[On War by Carl von Clausewitz]@TWC D-Link book
On War

CHAPTER IV
7/11

A great fire attains quite a different heat from several small ones.
Another relation which determines the moral value of a victory is the numerical relation of the forces which have been in conflict with each other.

To beat many with few is not only a double success, but shows also a greater, especially a more general superiority, which the conquered must always be fearful of encountering again.

At the same time this influence is in reality hardly observable in such a case.

In the moment of real action, the notions of the actual strength of the enemy are generally so uncertain, the estimate of our own commonly so incorrect, that the party superior in numbers either does not admit the disproportion, or is very far from admitting the full truth, owing to which, he evades almost entirely the moral disadvantages which would spring from it.

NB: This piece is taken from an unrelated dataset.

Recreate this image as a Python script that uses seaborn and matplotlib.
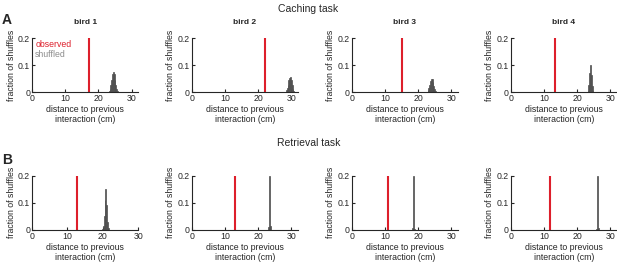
import numpy as np
import pandas as pd
import matplotlib
matplotlib.use('Agg')
import matplotlib.pyplot as plt
import seaborn as sns

birds = ['bird 1', 'bird 2', 'bird 3', 'bird 4']

caching_observed = [17.3, 22.1, 15.2, 13.4]
caching_centers = [
    [23.0, 23.25, 23.5, 23.75, 24.0, 24.25, 24.5, 24.75, 25.0, 25.25, 25.5, 25.75],
    [28.25, 28.5, 28.75, 29.0, 29.25, 29.5, 29.75, 30.0, 30.25, 30.5, 30.75],
    [22.75, 23.0, 23.25, 23.5, 23.75, 24.0, 24.25, 24.5, 24.75, 25.0, 25.25, 25.5],
    [23.25, 23.5, 23.75, 24.0, 24.25, 24.5, 24.75],
]
caching_frac = [
    [0.002, 0.005, 0.012, 0.025, 0.045, 0.066, 0.075, 0.066, 0.046, 0.026, 0.011, 0.003],
    [0.002, 0.006, 0.014, 0.028, 0.043, 0.053, 0.055, 0.044, 0.026, 0.010, 0.003],
    [0.002, 0.006, 0.014, 0.027, 0.041, 0.050, 0.047, 0.036, 0.022, 0.010, 0.004, 0.001],
    [0.004, 0.025, 0.070, 0.100, 0.065, 0.022, 0.004],
]

retrieval_observed = [12.7, 13.0, 10.8, 11.9]
retrieval_centers = [
    [19.875, 20.125, 20.375, 20.625, 20.875, 21.125, 21.375, 21.625],
    [23.2, 23.5, 23.8],
    [18.4, 18.7, 19.0],
    [25.9, 26.2, 26.5],
]
retrieval_frac = [
    [0.004, 0.015, 0.050, 0.110, 0.150, 0.090, 0.030, 0.006],
    [0.010, 0.200, 0.015],
    [0.005, 0.200, 0.004],
    [0.004, 0.200, 0.006],
]

xlims_caching = [32, 32, 32, 32]
xlims_retrieval = [30, 32, 32, 32]
retrieval_binw = [0.25, 0.3, 0.3, 0.3]

RED = '#dd1f2b'
GRAY = '#4f4f4f'

sns.set_style('ticks')
plt.rcParams['font.family'] = ['Liberation Sans', 'DejaVu Sans']
plt.rcParams['axes.linewidth'] = 0.8
plt.rcParams['xtick.major.width'] = 0.8
plt.rcParams['ytick.major.width'] = 0.8

fig = plt.figure(figsize=(6.17, 2.63), dpi=100)

lefts = [0.052, 0.311, 0.570, 0.828]
row_bottoms = [0.650, 0.127]
width = 0.172
height = 0.205


def draw_panel(ax, centers, frac, observed, xmax, binw, title=None):
    df = pd.DataFrame({'dist': centers, 'frac': frac})
    lo = centers[0] - binw / 2
    hi = centers[-1] + binw / 2
    sns.histplot(data=df, x='dist', weights='frac', binwidth=binw,
                 binrange=(lo, hi), ax=ax, color=GRAY,
                 alpha=1, linewidth=0.5, edgecolor=GRAY, element='bars')
    ax.vlines(observed, 0, 0.2, color=RED, linewidth=1.5)
    ax.set_xlim(0, xmax)
    ax.set_ylim(0, 0.2)
    ax.set_xticks([0, 10, 20, 30])
    ax.set_yticks([0, 0.1, 0.2])
    ax.set_yticklabels(['0', '0.1', '0.2'])
    ax.tick_params(direction='in', length=2, labelsize=6.3, pad=1.5)
    ax.set_xlabel('distance to previous\ninteraction (cm)', fontsize=6.3,
                  labelpad=1.5, linespacing=1.15)
    ax.set_ylabel('fraction of shuffles', fontsize=6.3, labelpad=1.5)
    sns.despine(ax=ax)
    if title:
        ax.set_title(title, fontsize=6, fontweight='bold', pad=10)


for i in range(4):
    ax = fig.add_axes([lefts[i], row_bottoms[0], width, height])
    draw_panel(ax, caching_centers[i], caching_frac[i], caching_observed[i],
               xlims_caching[i], 0.25, birds[i])
    if i == 0:
        ax.text(0.03, 0.96, 'observed', color=RED, fontsize=6.3,
                transform=ax.transAxes, va='top')
        ax.text(0.03, 0.78, 'shuffled', color='#8c8c8c', fontsize=6.3,
                transform=ax.transAxes, va='top')

for i in range(4):
    ax = fig.add_axes([lefts[i], row_bottoms[1], width, height])
    draw_panel(ax, retrieval_centers[i], retrieval_frac[i], retrieval_observed[i],
               xlims_retrieval[i], retrieval_binw[i])

fig.text(0.5, 0.985, 'Caching task', ha='center', va='top', fontsize=7.5)
fig.text(0.5, 0.475, 'Retrieval task', ha='center', va='top', fontsize=7.5)
fig.text(0.003, 0.95, 'A', fontsize=10, fontweight='bold', va='top')
fig.text(0.003, 0.42, 'B', fontsize=10, fontweight='bold', va='top')

fig.savefig('out.png', dpi=100)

It is only hereafter in history that the truth, long suppressed through ignorance, vanity, or a wise discretion, makes its appearance, and then it certainly casts a lustre on the Army and its Leader, but it can then do nothing more by its moral influence for events long past.
If prisoners and captured guns are those things by which the victory principally gains substance, its true crystallisations, then the plan of the battle should have those things specially in view; the destruction of the enemy by death and wounds appears here merely as a means to an end.
How far this may influence the dispositions in the battle is not an affair of Strategy, but the decision to fight the battle is in intimate connection with it, as is shown by the direction given to our forces, and their general grouping, whether we threaten the enemy's flank or rear, or he threatens ours.